L’indisponibilità, dichiarata al Quirinale, da Maurizio Martina, da reggente della segreteria del Pd, a qualunque forma di partecipazione attiva alla formazione del nuovo governo, lasciando il cerino acceso nelle mani di Lega e M5s (“Tocca a loro dimostrare se sono in grado di governare”), sgombra il tavolo in casa Pd — almeno in questa fase delle consultazioni — dall’equivoco che il problema sia una differente posizione – trattativista anziché Aventino – tra Renzi e i renziani e tutti gli altri (la cui consistenza allo stato per altro non è chiara).
Il problema è piuttosto, in casa Pd, cosa fare del Pd. Se rilanciarlo o “andare oltre”. Candidandosi segretario per “fare la propria parte, in coerenza con il lavoro di reggente per costruire la stagione del nostro rilancio”, Martina si posiziona come riferimento di quelli (Orlando, Emiliano, Cuperlo, Franceschini: le radici ex Ds ed ex Margherita sopravvissute nel Pd di Renzi dei soggetti fondatori del Pd) che vogliono tenere il Pd agganciato alla famiglia della sinistra riformista in Europa per rilanciarne il ruolo reinserendosi, provando a scomporlo in prospettiva a proprio vantaggio, nel nuovo bipolarismo a trazione leghista e 5 Stelle che è uscito ben più che profilato dalle urne.
Tutt’altra l’opzione strategica di Renzi e di chi vorrà seguirlo. Che è l’opzione di “andare oltre”, verso un En marche italiota, agganciato al ruolo di Macron in Europa. Opzione che ha bisogno di due scenari. O il tanto peggio tanto meglio, per i partiti “tradizionali”, come soluzione della crisi di governo, e cioè che il “contratto alla tedesca” proposto da Di Maio si configuri come una diarchia Lega-M5s che tenga fuori Pd e Berlusconi sostanzialmente, cioè l’asse politico, voluto o obbligato, su cui si è retto il renzismo. Perché questo consentirà a En marche futura di raccogliere nelle sue fila quanto del post-forzismo, che il declino fisico e politico di Berlusconi e l’esito delle urne lascia sul terreno, non si consegnerà all’Opa di Salvini. Il Pd, in questa strategia, è un impiccio usurato anche come marchio. E Renzi è interessato, almeno quanto Salvini, a che l’Opa leghista riesca; gli consegnerà l’elettorato e il ceto politico forzista che non può e non vuole finire lumbard, in una pericolosa deriva sovranista antieuropea.

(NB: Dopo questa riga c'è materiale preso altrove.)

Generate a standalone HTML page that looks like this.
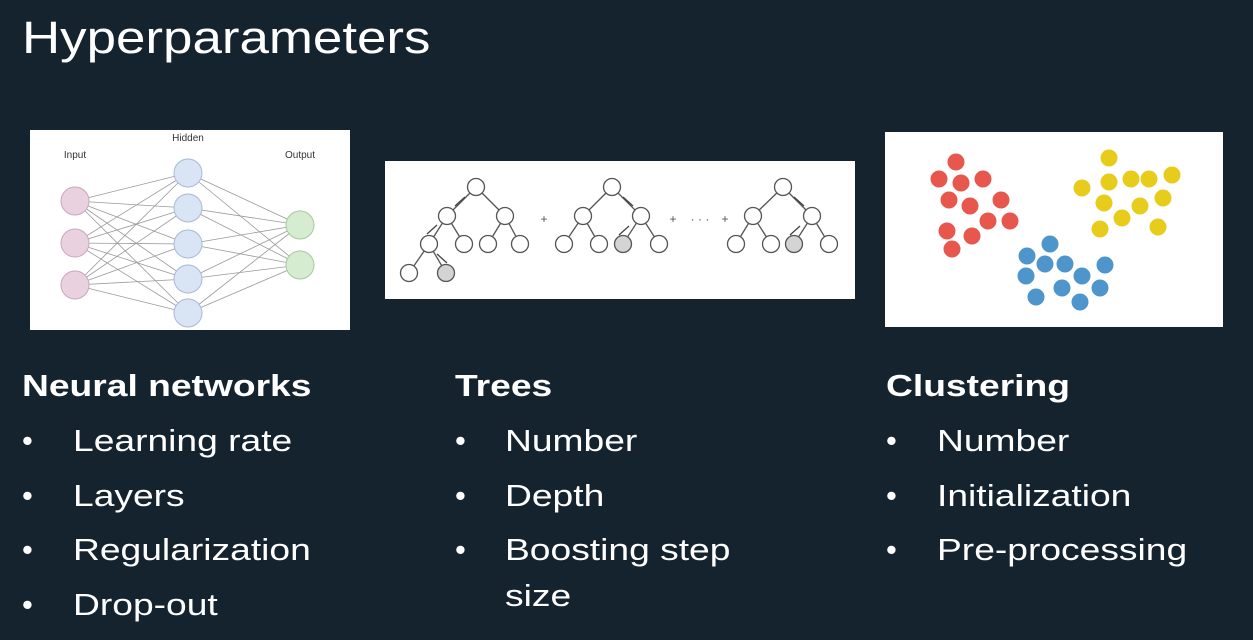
<!DOCTYPE html>
<html><head><meta charset="utf-8"><style>
body{margin:0;width:1253px;height:640px;background:#15232f;overflow:hidden;font-family:"Liberation Sans",sans-serif;color:#fff;position:relative}
.t{position:absolute;white-space:nowrap;transform-origin:0 0;transform:scaleX(1.2)}
h1{position:absolute;left:22px;top:12px;margin:0;font-weight:normal;font-size:45px;transform-origin:0 0;transform:scaleX(1.175)}
.h{font-weight:bold;font-size:31px}
.b{font-size:31px}
.dot{transform:none}
svg{position:absolute;left:0;top:0}
</style></head><body>
<h1>Hyperparameters</h1>
<svg width="1253" height="640">
<rect x="30" y="130" width="320" height="200" fill="#fff"/>
<g id="nn"></g>
<rect x="385" y="161" width="470" height="138" fill="#fff"/>
<g id="tr"></g>
<rect x="885" y="132" width="338" height="195" fill="#fff"/>
<g id="cl"></g>
</svg>
<div class="t h" style="left:22px;top:368px">Neural networks</div>
<div class="t h" style="left:455px;top:368px">Trees</div>
<div class="t h" style="left:886px;top:368px">Clustering</div>
<div id="lists"></div>
<script>
const NS="http://www.w3.org/2000/svg";
function mk(p,tag,a){const e=document.createElementNS(NS,tag);for(const k in a)e.setAttribute(k,a[k]);p.appendChild(e);return e;}
const nn=document.getElementById('nn');
const inp=[201,243,285],hid=[173,208,244,279,313],out=[225,265];
inp.forEach(a=>hid.forEach(b=>mk(nn,'line',{x1:75,y1:a,x2:188,y2:b,stroke:'#999','stroke-width':0.8})));
hid.forEach(a=>out.forEach(b=>mk(nn,'line',{x1:188,y1:a,x2:300,y2:b,stroke:'#999','stroke-width':0.8})));
inp.forEach(y=>mk(nn,'circle',{cx:75,cy:y,r:14,fill:'#ead1e0',stroke:'#c8a8bd'}));
hid.forEach(y=>mk(nn,'circle',{cx:188,cy:y,r:14,fill:'#d9e4f5',stroke:'#a9b9d6'}));
out.forEach(y=>mk(nn,'circle',{cx:300,cy:y,r:14,fill:'#d6ecd0',stroke:'#a8c8a0'}));
[['Input',75,158],['Hidden',188,141],['Output',300,158]].forEach(l=>{const t=mk(nn,'text',{x:l[1],y:l[2],'font-size':10,'text-anchor':'middle',fill:'#333','font-family':'Liberation Sans'});t.textContent=l[0];});
const tr=document.getElementById('tr');
function tree(nodes,edges,gray){edges.forEach(e=>mk(tr,'line',{x1:nodes[e[0]][0],y1:nodes[e[0]][1],x2:nodes[e[1]][0],y2:nodes[e[1]][1],stroke:'#555','stroke-width':1.3}));
nodes.forEach((n,i)=>mk(tr,'circle',{cx:n[0],cy:n[1],r:8.5,fill:gray.includes(i)?'#d4d4d4':'#fff',stroke:'#555','stroke-width':1.3}));}
tree([[476,187],[447,216],[505,216],[429,244],[464,244],[488,244],[520,244],[409,273],[446,273]],[[0,1],[0,2],[1,3],[1,4],[2,5],[2,6],[3,7],[3,8]],[8]);
tree([[612,187],[583,216],[641,216],[564,244],[599,244],[623,244],[659,244]],[[0,1],[0,2],[1,3],[1,4],[2,5],[2,6]],[5]);
tree([[783,187],[753,216],[812,216],[736,244],[771,244],[794,244],[829,244]],[[0,1],[0,2],[1,3],[1,4],[2,5],[2,6]],[5]);
[['+',544],['+',673],['· · ·',700],['+',725]].forEach(p=>{const t=mk(tr,'text',{x:p[1],y:223,'font-size':12,'text-anchor':'middle',fill:'#555'});t.textContent=p[0];});
[[465,197,455,206],[437,225,427,234],[437,254,447,263],[623,197,633,206],[629,226,619,235],[794,197,804,206],[800,226,790,235]].forEach(a=>{mk(tr,'line',{x1:a[0],y1:a[1],x2:a[2],y2:a[3],stroke:'#444','stroke-width':1.3});});
const cl=document.getElementById('cl');
const red=[[956,162],[939,179],[961,183],[983,179],[949,200],[970,206],[1001,200],[988,221],[1010,221],[947,231],[972,236],[952,249]];
const yel=[[1109,158],[1082,188],[1109,182],[1131,179],[1149,179],[1172,175],[1104,203],[1140,206],[1163,198],[1122,218],[1100,229],[1158,227]];
const blu=[[1050,244],[1027,256],[1045,264],[1065,264],[1105,265],[1026,276],[1082,276],[1062,288],[1100,288],[1036,297],[1080,302]];
[[red,'#e8574d'],[yel,'#e8cc1c'],[blu,'#4e95cc']].forEach(g=>g[0].forEach(p=>mk(cl,'circle',{cx:p[0],cy:p[1],r:8.5,fill:g[1]})));
const lists=[[22,73,['Learning rate','Layers','Regularization','Drop-out']],[455,505,['Number','Depth','Boosting step','size']],[886,937,['Number','Initialization','Pre-processing']]];
const L=document.getElementById('lists');
lists.forEach(c=>c[2].forEach((s,i)=>{
 const y=423+i*54.5;
 if(s!=='size'){const d=document.createElement('div');d.className='t b dot';d.style.left=c[0]+'px';d.style.top=y+'px';d.textContent='•';
 
 L.appendChild(d);}
 const e=document.createElement('div');e.className='t b';e.style.left=c[1]+'px';e.style.top=(s==='size'?y-9:y)+'px';e.textContent=s;
 
 L.appendChild(e);
}));
</script>
</body></html>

Ovvero che sia Salvini a doversi acconciare, fallito il tentativo della diarchia con Di Maio, e con essa la prospettiva di un’Opa su Forza Italia, a un governo proposto al centrodestra non sulla sua persona, e retto con il contributo in una qualche forma del Pd; il che di fatto significa che un Nazareno rinato dalla ceneri dei suoi contraenti metterebbe politicamente “in minoranza” Salvini all’interno di un governo di centrodestra, perché il 18% del Pd più il 14% di Berlusconi, è il doppio del 17% della Lega. Anche questo scenario governista, l’unico in cui potrebbe impegnarsi il Pd di Renzi, presuppone un En marche già in marcia anche se sotto il nome Pd.
Quale dei due sia il piano A o B nelle preferenze di Renzi non è evidente. Quel che è evidente è che entrambi gli scenari prevedono la fine del Pd. La candidatura di Martina prova a impedirla. Ma forse è troppo tardi. E poiché la politica anche del Pd, con la dismissione della “ditta” sul territorio, si fa nei gruppi parlamentari e nelle “fondazioni” di chi le ha, è molto difficile che lo salvi la prossima “assemblea” del 21 aprile. A meno che l’ago della bilancia non penda dal lato di quelli che vogliono “rilanciare” il Pd guadagnandosi l’agibilità politica per il sostegno a un governo di decantazione che rallenti sia il consolidarsi del bipolarismo Lega-M5s che di En marche. Per vedere se spunti un leader davvero in grado di rilanciarlo.